─── Dataset section

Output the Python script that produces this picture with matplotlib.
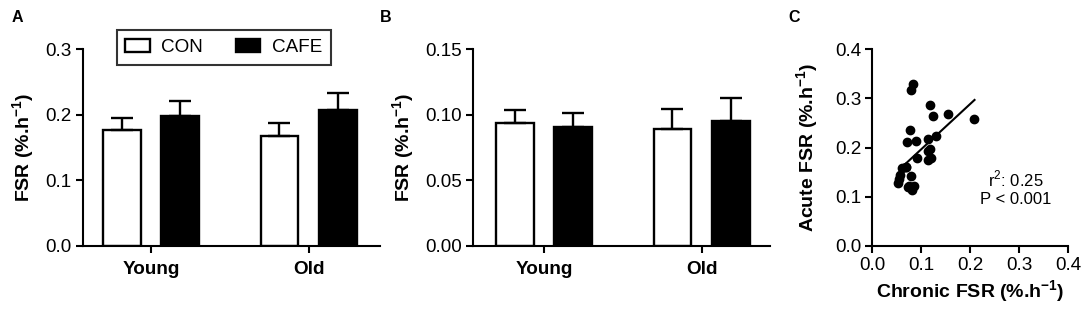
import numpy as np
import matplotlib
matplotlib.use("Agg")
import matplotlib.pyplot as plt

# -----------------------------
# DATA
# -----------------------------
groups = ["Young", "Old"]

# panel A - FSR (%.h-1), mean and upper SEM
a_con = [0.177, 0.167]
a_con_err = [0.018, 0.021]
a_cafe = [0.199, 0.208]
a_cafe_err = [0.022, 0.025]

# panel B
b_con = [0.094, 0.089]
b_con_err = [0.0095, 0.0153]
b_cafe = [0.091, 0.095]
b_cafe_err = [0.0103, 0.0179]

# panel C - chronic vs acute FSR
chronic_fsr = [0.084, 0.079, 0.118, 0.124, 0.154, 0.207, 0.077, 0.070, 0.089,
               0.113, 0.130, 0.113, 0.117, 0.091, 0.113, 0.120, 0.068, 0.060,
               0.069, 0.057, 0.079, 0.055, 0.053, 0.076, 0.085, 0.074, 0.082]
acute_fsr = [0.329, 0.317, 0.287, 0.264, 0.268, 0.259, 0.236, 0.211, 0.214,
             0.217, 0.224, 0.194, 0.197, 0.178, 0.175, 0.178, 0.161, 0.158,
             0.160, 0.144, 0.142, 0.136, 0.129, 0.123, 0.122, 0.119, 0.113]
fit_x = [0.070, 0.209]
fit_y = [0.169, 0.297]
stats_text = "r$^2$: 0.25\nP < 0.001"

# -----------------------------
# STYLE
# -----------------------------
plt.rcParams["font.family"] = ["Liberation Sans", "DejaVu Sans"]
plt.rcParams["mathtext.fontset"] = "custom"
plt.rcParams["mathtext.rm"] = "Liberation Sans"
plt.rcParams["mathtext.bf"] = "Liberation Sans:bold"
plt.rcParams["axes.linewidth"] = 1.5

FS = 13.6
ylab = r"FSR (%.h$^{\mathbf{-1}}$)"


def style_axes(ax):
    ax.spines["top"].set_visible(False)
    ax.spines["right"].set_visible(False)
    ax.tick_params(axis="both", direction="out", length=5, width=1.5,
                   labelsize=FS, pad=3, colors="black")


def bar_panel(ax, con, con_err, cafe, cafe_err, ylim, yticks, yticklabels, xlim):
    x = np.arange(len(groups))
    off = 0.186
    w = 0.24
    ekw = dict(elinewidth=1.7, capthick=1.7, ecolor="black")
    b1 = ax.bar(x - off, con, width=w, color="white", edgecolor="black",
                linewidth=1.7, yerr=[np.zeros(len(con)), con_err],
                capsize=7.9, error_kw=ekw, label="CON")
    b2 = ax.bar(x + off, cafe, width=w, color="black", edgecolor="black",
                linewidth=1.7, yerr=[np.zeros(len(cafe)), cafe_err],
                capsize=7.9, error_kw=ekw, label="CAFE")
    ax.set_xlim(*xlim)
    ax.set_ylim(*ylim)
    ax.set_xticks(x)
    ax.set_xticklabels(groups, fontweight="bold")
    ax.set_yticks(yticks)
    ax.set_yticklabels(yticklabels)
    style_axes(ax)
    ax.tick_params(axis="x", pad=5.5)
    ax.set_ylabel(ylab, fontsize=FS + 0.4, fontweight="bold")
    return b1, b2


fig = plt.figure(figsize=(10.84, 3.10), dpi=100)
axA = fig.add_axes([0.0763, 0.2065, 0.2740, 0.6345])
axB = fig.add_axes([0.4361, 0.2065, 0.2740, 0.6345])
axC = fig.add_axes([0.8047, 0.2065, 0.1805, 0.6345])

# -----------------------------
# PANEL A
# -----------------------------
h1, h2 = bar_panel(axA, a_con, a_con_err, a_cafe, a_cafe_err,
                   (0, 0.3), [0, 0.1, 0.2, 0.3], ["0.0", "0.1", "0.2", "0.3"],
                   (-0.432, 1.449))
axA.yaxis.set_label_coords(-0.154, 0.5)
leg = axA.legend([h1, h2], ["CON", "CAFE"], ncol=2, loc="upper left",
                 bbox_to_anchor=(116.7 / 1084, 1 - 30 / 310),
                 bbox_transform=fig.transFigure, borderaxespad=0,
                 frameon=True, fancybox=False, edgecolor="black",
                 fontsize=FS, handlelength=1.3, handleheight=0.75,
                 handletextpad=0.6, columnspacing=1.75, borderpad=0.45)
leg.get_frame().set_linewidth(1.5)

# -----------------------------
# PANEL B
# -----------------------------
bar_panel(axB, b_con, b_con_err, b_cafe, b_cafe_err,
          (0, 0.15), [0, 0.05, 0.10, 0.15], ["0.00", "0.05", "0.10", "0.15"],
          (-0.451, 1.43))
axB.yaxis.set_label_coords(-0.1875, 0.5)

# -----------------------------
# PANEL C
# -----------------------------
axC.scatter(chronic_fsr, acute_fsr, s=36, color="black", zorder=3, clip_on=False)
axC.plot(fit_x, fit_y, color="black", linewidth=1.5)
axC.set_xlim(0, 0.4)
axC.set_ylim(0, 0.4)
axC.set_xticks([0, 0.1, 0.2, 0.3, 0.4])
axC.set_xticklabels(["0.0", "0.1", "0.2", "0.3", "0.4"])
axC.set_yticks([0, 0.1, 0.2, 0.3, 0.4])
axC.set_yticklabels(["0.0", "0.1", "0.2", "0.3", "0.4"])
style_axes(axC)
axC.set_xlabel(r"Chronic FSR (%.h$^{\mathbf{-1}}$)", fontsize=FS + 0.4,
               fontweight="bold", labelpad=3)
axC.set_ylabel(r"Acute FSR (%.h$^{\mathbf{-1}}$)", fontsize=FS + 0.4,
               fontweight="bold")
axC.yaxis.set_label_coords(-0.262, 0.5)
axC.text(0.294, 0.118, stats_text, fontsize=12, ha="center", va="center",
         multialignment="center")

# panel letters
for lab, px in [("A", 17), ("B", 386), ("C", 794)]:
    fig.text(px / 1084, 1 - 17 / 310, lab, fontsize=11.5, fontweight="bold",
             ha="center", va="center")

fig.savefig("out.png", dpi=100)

──────

Required work
All of the lines above should be retyped precisely, apart from the pictures.

Result of this exercise
Output the Python script that produces this picture with matplotlib.
import numpy as np
import matplotlib
matplotlib.use("Agg")
import matplotlib.pyplot as plt

# -----------------------------
# DATA
# -----------------------------
groups = ["Young", "Old"]

# panel A - FSR (%.h-1), mean and upper SEM
a_con = [0.177, 0.167]
a_con_err = [0.018, 0.021]
a_cafe = [0.199, 0.208]
a_cafe_err = [0.022, 0.025]

# panel B
b_con = [0.094, 0.089]
b_con_err = [0.0095, 0.0153]
b_cafe = [0.091, 0.095]
b_cafe_err = [0.0103, 0.0179]

# panel C - chronic vs acute FSR
chronic_fsr = [0.084, 0.079, 0.118, 0.124, 0.154, 0.207, 0.077, 0.070, 0.089,
               0.113, 0.130, 0.113, 0.117, 0.091, 0.113, 0.120, 0.068, 0.060,
               0.069, 0.057, 0.079, 0.055, 0.053, 0.076, 0.085, 0.074, 0.082]
acute_fsr = [0.329, 0.317, 0.287, 0.264, 0.268, 0.259, 0.236, 0.211, 0.214,
             0.217, 0.224, 0.194, 0.197, 0.178, 0.175, 0.178, 0.161, 0.158,
             0.160, 0.144, 0.142, 0.136, 0.129, 0.123, 0.122, 0.119, 0.113]
fit_x = [0.070, 0.209]
fit_y = [0.169, 0.297]
stats_text = "r$^2$: 0.25\nP < 0.001"

# -----------------------------
# STYLE
# -----------------------------
plt.rcParams["font.family"] = ["Liberation Sans", "DejaVu Sans"]
plt.rcParams["mathtext.fontset"] = "custom"
plt.rcParams["mathtext.rm"] = "Liberation Sans"
plt.rcParams["mathtext.bf"] = "Liberation Sans:bold"
plt.rcParams["axes.linewidth"] = 1.5

FS = 13.6
ylab = r"FSR (%.h$^{\mathbf{-1}}$)"


def style_axes(ax):
    ax.spines["top"].set_visible(False)
    ax.spines["right"].set_visible(False)
    ax.tick_params(axis="both", direction="out", length=5, width=1.5,
                   labelsize=FS, pad=3, colors="black")


def bar_panel(ax, con, con_err, cafe, cafe_err, ylim, yticks, yticklabels, xlim):
    x = np.arange(len(groups))
    off = 0.186
    w = 0.24
    ekw = dict(elinewidth=1.7, capthick=1.7, ecolor="black")
    b1 = ax.bar(x - off, con, width=w, color="white", edgecolor="black",
                linewidth=1.7, yerr=[np.zeros(len(con)), con_err],
                capsize=7.9, error_kw=ekw, label="CON")
    b2 = ax.bar(x + off, cafe, width=w, color="black", edgecolor="black",
                linewidth=1.7, yerr=[np.zeros(len(cafe)), cafe_err],
                capsize=7.9, error_kw=ekw, label="CAFE")
    ax.set_xlim(*xlim)
    ax.set_ylim(*ylim)
    ax.set_xticks(x)
    ax.set_xticklabels(groups, fontweight="bold")
    ax.set_yticks(yticks)
    ax.set_yticklabels(yticklabels)
    style_axes(ax)
    ax.tick_params(axis="x", pad=5.5)
    ax.set_ylabel(ylab, fontsize=FS + 0.4, fontweight="bold")
    return b1, b2


fig = plt.figure(figsize=(10.84, 3.10), dpi=100)
axA = fig.add_axes([0.0763, 0.2065, 0.2740, 0.6345])
axB = fig.add_axes([0.4361, 0.2065, 0.2740, 0.6345])
axC = fig.add_axes([0.8047, 0.2065, 0.1805, 0.6345])

# -----------------------------
# PANEL A
# -----------------------------
h1, h2 = bar_panel(axA, a_con, a_con_err, a_cafe, a_cafe_err,
                   (0, 0.3), [0, 0.1, 0.2, 0.3], ["0.0", "0.1", "0.2", "0.3"],
                   (-0.432, 1.449))
axA.yaxis.set_label_coords(-0.154, 0.5)
leg = axA.legend([h1, h2], ["CON", "CAFE"], ncol=2, loc="upper left",
                 bbox_to_anchor=(116.7 / 1084, 1 - 30 / 310),
                 bbox_transform=fig.transFigure, borderaxespad=0,
                 frameon=True, fancybox=False, edgecolor="black",
                 fontsize=FS, handlelength=1.3, handleheight=0.75,
                 handletextpad=0.6, columnspacing=1.75, borderpad=0.45)
leg.get_frame().set_linewidth(1.5)

# -----------------------------
# PANEL B
# -----------------------------
bar_panel(axB, b_con, b_con_err, b_cafe, b_cafe_err,
          (0, 0.15), [0, 0.05, 0.10, 0.15], ["0.00", "0.05", "0.10", "0.15"],
          (-0.451, 1.43))
axB.yaxis.set_label_coords(-0.1875, 0.5)

# -----------------------------
# PANEL C
# -----------------------------
axC.scatter(chronic_fsr, acute_fsr, s=36, color="black", zorder=3, clip_on=False)
axC.plot(fit_x, fit_y, color="black", linewidth=1.5)
axC.set_xlim(0, 0.4)
axC.set_ylim(0, 0.4)
axC.set_xticks([0, 0.1, 0.2, 0.3, 0.4])
axC.set_xticklabels(["0.0", "0.1", "0.2", "0.3", "0.4"])
axC.set_yticks([0, 0.1, 0.2, 0.3, 0.4])
axC.set_yticklabels(["0.0", "0.1", "0.2", "0.3", "0.4"])
style_axes(axC)
axC.set_xlabel(r"Chronic FSR (%.h$^{\mathbf{-1}}$)", fontsize=FS + 0.4,
               fontweight="bold", labelpad=3)
axC.set_ylabel(r"Acute FSR (%.h$^{\mathbf{-1}}$)", fontsize=FS + 0.4,
               fontweight="bold")
axC.yaxis.set_label_coords(-0.262, 0.5)
axC.text(0.294, 0.118, stats_text, fontsize=12, ha="center", va="center",
         multialignment="center")

# panel letters
for lab, px in [("A", 17), ("B", 386), ("C", 794)]:
    fig.text(px / 1084, 1 - 17 / 310, lab, fontsize=11.5, fontweight="bold",
             ha="center", va="center")

fig.savefig("out.png", dpi=100)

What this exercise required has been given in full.